Photon absorption events of a \(^{55}\)Fe-source. Data stream of two \(\upmu \)Mux channels after frequency demultiplex, flux-ramp demodulation and event detection module with 500 stored samples per event. The x-axis represents scattered time intervals around the trigger times, with a sample time of 8 μs

4 Summary

We developed an online flux-ramp demodulation and event detection, with which individual events can be extracted from a continuous data stream of flux-ramp modulated signals. The modules evaluate the acquired sensor data at the time of measurement, decimating the sensor signal down to the flux-ramp frequency and further reducing the data by a event rate-dependent factor through triggering. This corresponds to a data reduction in the order of \(10^{3}\) for our application.

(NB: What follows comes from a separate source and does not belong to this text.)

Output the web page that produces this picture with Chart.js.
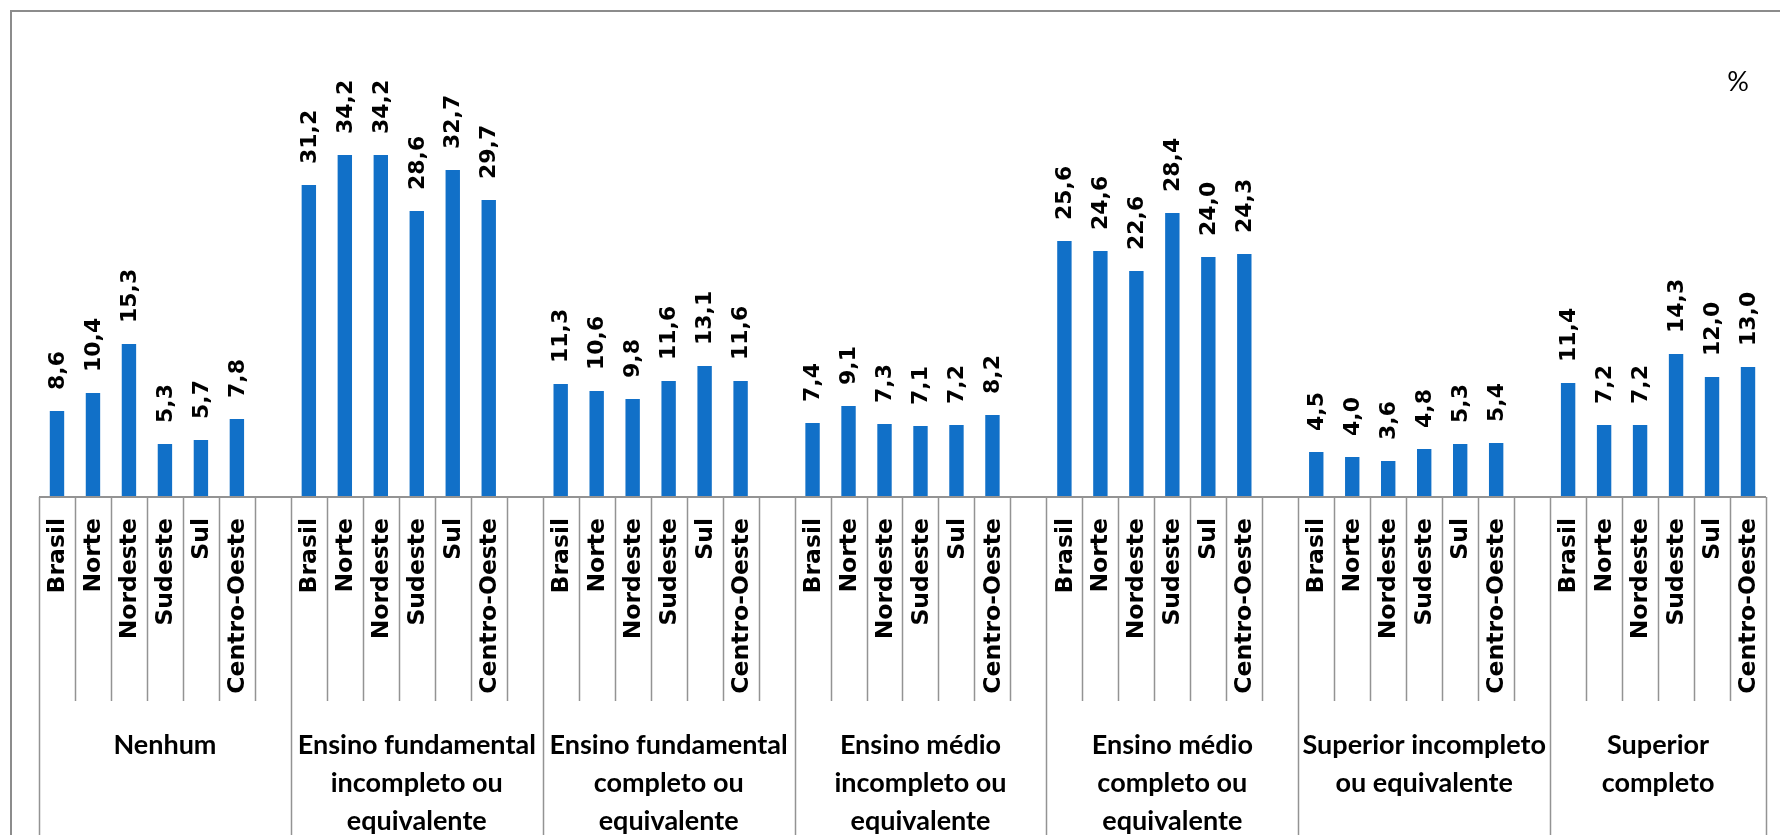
<!DOCTYPE html>
<html>
<head>
  <meta charset="UTF-8">
  <title>Escolaridade por região</title>
  <style>
    html, body { margin: 0; padding: 0; background: #fff; }
    #chart { display: block; }
  </style>
</head>
<body>
  <canvas id="chart" width="1780" height="835"></canvas>

  <script src="https://cdn.jsdelivr.net/npm/chart.js"></script>
  <script>
    // data
    const regions = ['Brasil', 'Norte', 'Nordeste', 'Sudeste', 'Sul', 'Centro-Oeste'];
    const groups = [
      ['Nenhum'],
      ['Ensino fundamental', 'incompleto ou', 'equivalente'],
      ['Ensino fundamental', 'completo ou', 'equivalente'],
      ['Ensino médio', 'incompleto ou', 'equivalente'],
      ['Ensino médio', 'completo ou', 'equivalente'],
      ['Superior incompleto', 'ou equivalente'],
      ['Superior', 'completo']
    ];
    const nenhum          = [8.6, 10.4, 15.3, 5.3, 5.7, 7.8];
    const fundIncompleto  = [31.2, 34.2, 34.2, 28.6, 32.7, 29.7];
    const fundCompleto    = [11.3, 10.6, 9.8, 11.6, 13.1, 11.6];
    const medioIncompleto = [7.4, 9.1, 7.3, 7.1, 7.2, 8.2];
    const medioCompleto   = [25.6, 24.6, 22.6, 28.4, 24.0, 24.3];
    const supIncompleto   = [4.5, 4.0, 3.6, 4.8, 5.3, 5.4];
    const supCompleto     = [11.4, 7.2, 7.2, 14.3, 12.0, 13.0];
    const unit = '%';

    const series = [nenhum, fundIncompleto, fundCompleto, medioIncompleto,
                    medioCompleto, supIncompleto, supCompleto];

    // flatten: 6 regions per group, one empty slot between groups
    const labels = [];
    const values = [];
    const groupOf = [];
    series.forEach((vals, g) => {
      vals.forEach((v, i) => { labels.push(regions[i]); values.push(v); groupOf.push(g); });
      if (g < series.length - 1) { labels.push(''); values.push(null); groupOf.push(g); }
    });

    const fmt = v => v.toFixed(1).replace('.', ',');
    const lineCol = '#939393';

    const decor = {
      id: 'decor',
      afterDatasetsDraw(chart) {
        const ctx = chart.ctx;
        const x = chart.scales.x;
        const area = chart.chartArea;
        const base = chart.scales.y.getPixelForValue(0);
        const step = x.getPixelForValue(1) - x.getPixelForValue(0);
        const edge = i => x.getPixelForValue(i) - step / 2;

        ctx.save();
        // outer frame
        ctx.strokeStyle = '#8c8c8c';
        ctx.lineWidth = 2;
        ctx.beginPath();
        ctx.moveTo(11, 900); ctx.lineTo(11, 11); ctx.lineTo(1800, 11);
        ctx.stroke();

        // category ticks
        ctx.strokeStyle = lineCol;
        ctx.lineWidth = 1.5;
        for (let i = 0; i <= labels.length; i++) {
          const px = Math.round(edge(i)) + 0.5;
          const full = i === 0 || i === labels.length || labels[i - 1] === '';
          ctx.beginPath();
          ctx.moveTo(px, base);
          ctx.lineTo(px, full ? 900 : 701);
          ctx.stroke();
        }
        // baseline
        ctx.lineWidth = 2;
        ctx.beginPath();
        ctx.moveTo(area.left, base); ctx.lineTo(area.right, base);
        ctx.stroke();

        // value labels
        ctx.fillStyle = '#000';
        ctx.font = 'bold 22px "DejaVu Sans"';
        ctx.textBaseline = 'middle';
        ctx.textAlign = 'left';
        chart.getDatasetMeta(0).data.forEach((bar, i) => {
          if (values[i] == null) return;
          ctx.save();
          ctx.translate(bar.x + 1, bar.y - 21);
          ctx.rotate(-Math.PI / 2);
          ctx.fillText(fmt(values[i]), 0, 0);
          ctx.restore();
        });

        // region labels
        ctx.font = 'bold 23.5px "DejaVu Sans"';
        ctx.textAlign = 'right';
        labels.forEach((lab, i) => {
          if (!lab) return;
          ctx.save();
          ctx.translate(x.getPixelForValue(i) + 1, base + 21);
          ctx.rotate(-Math.PI / 2);
          ctx.fillText(lab, 0, 0);
          ctx.restore();
        });

        // group labels
        ctx.font = 'bold 27px Lato';
        ctx.textAlign = 'center';
        ctx.textBaseline = 'alphabetic';
        groups.forEach((lines, g) => {
          const idx = groupOf.map((v, i) => v === g ? i : -1).filter(i => i >= 0);
          const cx = (edge(idx[0]) + edge(idx[idx.length - 1] + 1)) / 2;
          lines.forEach((t, k) => ctx.fillText(t, cx, 754 + k * 38));
        });

        // unit
        ctx.font = '27px Lato';
        ctx.fillText(unit, 1738, 91);
        ctx.restore();
      }
    };

    new Chart(document.getElementById('chart'), {
      type: 'bar',
      data: {
        labels: labels,
        datasets: [{
          data: values,
          backgroundColor: '#1170c8',
          barPercentage: 0.4,
          categoryPercentage: 1
        }]
      },
      options: {
        responsive: false,
        animation: false,
        devicePixelRatio: 1,
        layout: { padding: { left: 39, right: 14, top: 97, bottom: 338 } },
        plugins: { legend: { display: false }, tooltip: { enabled: false } },
        scales: {
          x: { display: false },
          y: { display: false, min: 0, max: 40 }
        }
      },
      plugins: [decor]
    });
  </script>
</body>
</html>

By estimating the blocking probability through the Erlang-B formula, the amount of BRAM needed in the trigger can be greatly reduced, by 75% in our case. We furthermore proposed a method to suppress spectral leakage in dc-SQUID-flux-ramp multiplexed channels using window functions. The method could also improve noise characteristics and spectral leakage in \(\upmu \)Mux-systems with flux-ramp modulation.